#### Requirements
Repeat exactly the lines from the one containing "Write the matplotlib code for this chart." through the one containing "from matplotlib.ticker import", both lines included, please, without any other lines.

Stored records

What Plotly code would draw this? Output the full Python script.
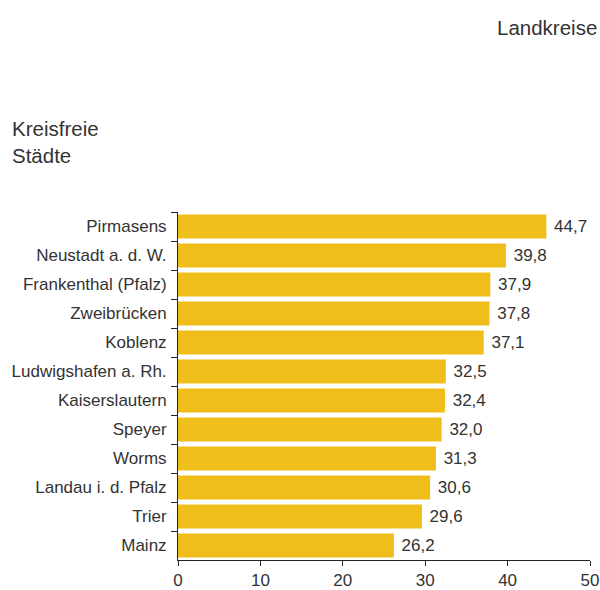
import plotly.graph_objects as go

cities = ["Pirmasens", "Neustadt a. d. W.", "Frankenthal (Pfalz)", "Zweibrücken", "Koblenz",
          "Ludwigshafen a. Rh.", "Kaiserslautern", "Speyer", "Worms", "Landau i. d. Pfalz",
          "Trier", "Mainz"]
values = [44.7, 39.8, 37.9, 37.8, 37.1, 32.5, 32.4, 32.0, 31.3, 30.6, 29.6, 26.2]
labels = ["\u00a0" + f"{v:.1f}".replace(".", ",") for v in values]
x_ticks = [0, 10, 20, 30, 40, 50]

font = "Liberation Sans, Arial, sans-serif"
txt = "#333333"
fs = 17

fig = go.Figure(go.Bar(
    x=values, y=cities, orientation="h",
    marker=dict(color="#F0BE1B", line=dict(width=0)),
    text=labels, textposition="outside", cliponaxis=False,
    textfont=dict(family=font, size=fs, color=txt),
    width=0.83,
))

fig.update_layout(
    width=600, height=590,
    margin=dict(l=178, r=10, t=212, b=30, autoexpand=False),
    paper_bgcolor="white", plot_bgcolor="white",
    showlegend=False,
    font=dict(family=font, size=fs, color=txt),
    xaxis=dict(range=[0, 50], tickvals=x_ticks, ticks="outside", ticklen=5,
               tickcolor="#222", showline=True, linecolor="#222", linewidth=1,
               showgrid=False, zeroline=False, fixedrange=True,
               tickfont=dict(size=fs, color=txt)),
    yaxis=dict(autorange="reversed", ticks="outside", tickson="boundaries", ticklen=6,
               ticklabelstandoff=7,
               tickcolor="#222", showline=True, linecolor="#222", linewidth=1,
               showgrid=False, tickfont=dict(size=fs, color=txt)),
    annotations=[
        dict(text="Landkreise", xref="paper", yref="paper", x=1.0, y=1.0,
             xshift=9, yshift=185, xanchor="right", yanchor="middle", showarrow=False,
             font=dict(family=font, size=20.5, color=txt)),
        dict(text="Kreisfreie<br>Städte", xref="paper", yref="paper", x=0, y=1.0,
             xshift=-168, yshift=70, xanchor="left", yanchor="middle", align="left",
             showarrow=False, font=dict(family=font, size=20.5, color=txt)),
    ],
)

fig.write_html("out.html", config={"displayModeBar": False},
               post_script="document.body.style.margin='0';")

==

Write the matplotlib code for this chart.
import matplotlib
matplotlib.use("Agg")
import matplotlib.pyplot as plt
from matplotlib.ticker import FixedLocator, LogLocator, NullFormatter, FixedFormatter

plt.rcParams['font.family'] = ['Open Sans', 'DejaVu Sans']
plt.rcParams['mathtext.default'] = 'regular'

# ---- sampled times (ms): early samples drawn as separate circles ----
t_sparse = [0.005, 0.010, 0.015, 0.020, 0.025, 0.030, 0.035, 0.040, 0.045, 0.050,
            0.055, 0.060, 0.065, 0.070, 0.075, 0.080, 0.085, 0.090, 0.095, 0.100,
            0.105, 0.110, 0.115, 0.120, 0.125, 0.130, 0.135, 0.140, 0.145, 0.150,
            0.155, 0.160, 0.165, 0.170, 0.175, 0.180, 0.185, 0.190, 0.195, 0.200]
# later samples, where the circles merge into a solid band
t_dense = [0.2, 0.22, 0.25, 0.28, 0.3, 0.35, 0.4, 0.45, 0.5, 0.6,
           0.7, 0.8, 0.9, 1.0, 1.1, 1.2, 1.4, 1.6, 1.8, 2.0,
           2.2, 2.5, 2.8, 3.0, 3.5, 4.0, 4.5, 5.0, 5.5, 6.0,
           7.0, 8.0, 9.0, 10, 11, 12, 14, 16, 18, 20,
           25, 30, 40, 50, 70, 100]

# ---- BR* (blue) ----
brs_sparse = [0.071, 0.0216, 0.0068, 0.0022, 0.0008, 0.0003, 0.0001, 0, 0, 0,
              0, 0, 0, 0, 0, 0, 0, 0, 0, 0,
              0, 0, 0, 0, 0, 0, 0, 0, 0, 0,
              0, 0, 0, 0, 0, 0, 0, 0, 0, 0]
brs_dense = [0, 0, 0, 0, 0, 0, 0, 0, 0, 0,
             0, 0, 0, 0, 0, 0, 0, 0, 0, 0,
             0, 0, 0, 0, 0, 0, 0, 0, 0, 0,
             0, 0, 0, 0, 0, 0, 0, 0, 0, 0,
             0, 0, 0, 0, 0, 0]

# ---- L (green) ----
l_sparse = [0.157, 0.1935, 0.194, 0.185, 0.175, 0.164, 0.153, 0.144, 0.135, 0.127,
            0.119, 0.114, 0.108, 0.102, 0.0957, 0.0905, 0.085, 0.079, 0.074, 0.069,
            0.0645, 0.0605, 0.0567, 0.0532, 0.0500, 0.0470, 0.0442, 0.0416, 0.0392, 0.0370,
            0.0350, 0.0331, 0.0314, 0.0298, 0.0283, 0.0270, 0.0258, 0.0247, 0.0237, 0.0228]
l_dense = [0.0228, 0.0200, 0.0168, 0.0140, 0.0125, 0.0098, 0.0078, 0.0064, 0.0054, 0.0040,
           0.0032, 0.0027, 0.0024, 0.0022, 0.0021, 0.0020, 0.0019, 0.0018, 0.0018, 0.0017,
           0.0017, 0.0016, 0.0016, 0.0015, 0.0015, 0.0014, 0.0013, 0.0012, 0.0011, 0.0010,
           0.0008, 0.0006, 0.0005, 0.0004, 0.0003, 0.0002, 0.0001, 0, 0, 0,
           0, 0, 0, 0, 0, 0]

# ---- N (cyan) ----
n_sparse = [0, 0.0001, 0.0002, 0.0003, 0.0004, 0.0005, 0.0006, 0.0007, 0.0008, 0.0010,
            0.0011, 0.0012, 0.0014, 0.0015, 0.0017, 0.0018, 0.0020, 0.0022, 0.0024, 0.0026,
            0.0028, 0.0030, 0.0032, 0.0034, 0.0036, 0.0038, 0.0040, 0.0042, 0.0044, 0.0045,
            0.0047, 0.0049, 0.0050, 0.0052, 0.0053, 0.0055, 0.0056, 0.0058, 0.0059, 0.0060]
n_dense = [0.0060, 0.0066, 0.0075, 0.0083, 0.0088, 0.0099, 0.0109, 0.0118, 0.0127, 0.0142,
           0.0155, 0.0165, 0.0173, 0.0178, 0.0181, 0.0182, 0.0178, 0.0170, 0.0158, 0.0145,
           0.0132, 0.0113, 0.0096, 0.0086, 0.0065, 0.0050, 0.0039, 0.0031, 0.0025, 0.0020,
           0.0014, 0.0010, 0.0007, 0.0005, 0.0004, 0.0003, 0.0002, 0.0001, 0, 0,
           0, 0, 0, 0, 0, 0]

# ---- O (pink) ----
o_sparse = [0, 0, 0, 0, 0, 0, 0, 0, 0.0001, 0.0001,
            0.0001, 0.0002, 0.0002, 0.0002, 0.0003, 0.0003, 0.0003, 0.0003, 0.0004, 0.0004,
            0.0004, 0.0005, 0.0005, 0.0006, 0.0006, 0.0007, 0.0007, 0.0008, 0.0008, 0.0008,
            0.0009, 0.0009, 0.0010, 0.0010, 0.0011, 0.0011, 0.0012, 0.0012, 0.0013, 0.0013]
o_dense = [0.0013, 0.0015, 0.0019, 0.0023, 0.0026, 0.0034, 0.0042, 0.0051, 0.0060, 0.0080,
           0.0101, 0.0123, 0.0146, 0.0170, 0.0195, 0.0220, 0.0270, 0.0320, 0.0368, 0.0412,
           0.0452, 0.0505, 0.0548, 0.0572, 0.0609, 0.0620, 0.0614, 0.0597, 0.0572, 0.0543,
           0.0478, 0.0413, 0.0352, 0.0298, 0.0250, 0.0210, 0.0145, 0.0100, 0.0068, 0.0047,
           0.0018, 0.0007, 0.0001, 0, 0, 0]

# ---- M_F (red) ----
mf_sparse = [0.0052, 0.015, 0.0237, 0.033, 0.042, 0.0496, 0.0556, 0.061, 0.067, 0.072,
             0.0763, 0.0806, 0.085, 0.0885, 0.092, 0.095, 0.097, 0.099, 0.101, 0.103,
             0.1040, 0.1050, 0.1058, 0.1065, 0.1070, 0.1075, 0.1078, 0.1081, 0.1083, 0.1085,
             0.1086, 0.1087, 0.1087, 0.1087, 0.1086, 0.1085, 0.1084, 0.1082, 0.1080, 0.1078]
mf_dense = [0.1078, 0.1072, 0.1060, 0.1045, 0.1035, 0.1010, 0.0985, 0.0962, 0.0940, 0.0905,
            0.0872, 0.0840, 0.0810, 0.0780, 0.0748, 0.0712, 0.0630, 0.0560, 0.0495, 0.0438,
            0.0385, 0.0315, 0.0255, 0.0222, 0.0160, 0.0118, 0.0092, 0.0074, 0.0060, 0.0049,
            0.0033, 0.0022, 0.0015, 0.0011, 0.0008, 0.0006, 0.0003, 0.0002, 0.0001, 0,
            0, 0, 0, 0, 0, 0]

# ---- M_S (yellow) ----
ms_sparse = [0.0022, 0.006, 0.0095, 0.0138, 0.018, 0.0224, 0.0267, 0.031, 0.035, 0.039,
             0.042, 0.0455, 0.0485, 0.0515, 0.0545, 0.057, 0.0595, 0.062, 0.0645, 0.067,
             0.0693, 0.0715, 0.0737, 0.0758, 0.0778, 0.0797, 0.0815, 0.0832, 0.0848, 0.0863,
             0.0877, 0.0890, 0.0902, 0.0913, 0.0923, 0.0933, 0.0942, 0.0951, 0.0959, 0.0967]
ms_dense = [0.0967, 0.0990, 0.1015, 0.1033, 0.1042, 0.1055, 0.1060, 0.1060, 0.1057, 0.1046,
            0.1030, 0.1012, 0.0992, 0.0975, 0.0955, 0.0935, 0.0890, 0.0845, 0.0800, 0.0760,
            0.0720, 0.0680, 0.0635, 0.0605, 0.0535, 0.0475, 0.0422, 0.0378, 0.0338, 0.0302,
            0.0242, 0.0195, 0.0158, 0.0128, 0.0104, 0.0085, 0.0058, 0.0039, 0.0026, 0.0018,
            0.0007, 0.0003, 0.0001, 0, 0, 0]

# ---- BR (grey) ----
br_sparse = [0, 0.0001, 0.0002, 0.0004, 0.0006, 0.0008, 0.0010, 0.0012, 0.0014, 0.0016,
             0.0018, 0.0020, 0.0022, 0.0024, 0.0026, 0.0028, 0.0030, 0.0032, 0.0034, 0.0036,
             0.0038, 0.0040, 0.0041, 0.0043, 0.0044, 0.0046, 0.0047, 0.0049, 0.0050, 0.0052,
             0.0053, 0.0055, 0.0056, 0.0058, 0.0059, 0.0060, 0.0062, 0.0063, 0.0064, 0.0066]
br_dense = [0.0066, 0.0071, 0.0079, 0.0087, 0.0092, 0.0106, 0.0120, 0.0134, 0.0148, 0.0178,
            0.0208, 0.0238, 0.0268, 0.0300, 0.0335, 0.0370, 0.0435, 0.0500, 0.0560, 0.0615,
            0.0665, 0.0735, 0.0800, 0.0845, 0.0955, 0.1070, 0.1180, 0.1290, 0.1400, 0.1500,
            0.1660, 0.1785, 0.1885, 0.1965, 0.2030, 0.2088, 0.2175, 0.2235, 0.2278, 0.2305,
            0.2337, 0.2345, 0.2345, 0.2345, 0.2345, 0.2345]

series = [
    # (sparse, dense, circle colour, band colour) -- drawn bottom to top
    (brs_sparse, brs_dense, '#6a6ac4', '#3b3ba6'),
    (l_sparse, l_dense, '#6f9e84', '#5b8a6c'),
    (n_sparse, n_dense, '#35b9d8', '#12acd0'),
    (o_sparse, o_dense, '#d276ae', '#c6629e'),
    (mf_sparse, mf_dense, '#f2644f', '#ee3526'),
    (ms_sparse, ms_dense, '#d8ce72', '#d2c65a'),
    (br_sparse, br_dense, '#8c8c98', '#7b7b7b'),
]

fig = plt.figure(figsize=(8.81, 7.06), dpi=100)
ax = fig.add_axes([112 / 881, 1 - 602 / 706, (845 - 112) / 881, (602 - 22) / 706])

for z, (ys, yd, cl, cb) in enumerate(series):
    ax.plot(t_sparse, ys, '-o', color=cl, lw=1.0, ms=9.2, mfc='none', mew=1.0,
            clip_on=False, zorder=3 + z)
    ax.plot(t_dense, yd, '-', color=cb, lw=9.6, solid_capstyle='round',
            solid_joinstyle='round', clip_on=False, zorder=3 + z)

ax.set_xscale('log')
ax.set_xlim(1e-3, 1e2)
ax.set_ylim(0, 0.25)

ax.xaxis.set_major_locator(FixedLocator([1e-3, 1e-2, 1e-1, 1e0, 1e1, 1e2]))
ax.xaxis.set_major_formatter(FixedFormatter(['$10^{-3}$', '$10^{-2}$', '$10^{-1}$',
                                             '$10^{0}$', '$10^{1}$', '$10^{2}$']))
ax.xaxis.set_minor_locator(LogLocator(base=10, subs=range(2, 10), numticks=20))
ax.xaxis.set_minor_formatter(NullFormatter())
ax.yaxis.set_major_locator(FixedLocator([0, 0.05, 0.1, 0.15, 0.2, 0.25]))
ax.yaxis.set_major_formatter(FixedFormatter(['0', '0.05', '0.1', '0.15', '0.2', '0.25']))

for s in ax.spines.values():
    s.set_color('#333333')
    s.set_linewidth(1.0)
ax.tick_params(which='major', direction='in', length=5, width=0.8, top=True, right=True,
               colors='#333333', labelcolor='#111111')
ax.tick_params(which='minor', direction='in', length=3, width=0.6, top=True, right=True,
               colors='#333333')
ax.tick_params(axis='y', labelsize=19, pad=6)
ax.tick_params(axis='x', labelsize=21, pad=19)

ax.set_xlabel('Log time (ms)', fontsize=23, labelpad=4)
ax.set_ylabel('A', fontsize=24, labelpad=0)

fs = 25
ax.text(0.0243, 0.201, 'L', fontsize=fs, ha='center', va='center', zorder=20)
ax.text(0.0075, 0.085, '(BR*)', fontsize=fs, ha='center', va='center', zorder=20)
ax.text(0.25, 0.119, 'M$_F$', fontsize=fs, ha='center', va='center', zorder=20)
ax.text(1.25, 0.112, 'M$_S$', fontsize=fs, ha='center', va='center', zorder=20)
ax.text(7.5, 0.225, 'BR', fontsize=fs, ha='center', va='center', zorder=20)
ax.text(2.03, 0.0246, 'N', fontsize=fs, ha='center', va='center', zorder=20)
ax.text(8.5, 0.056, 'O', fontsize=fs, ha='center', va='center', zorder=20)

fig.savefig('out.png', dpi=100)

#### Answer to the problem
Write the matplotlib code for this chart.
import matplotlib
matplotlib.use("Agg")
import matplotlib.pyplot as plt
from matplotlib.ticker import FixedLocator, LogLocator, NullFormatter, FixedFormatter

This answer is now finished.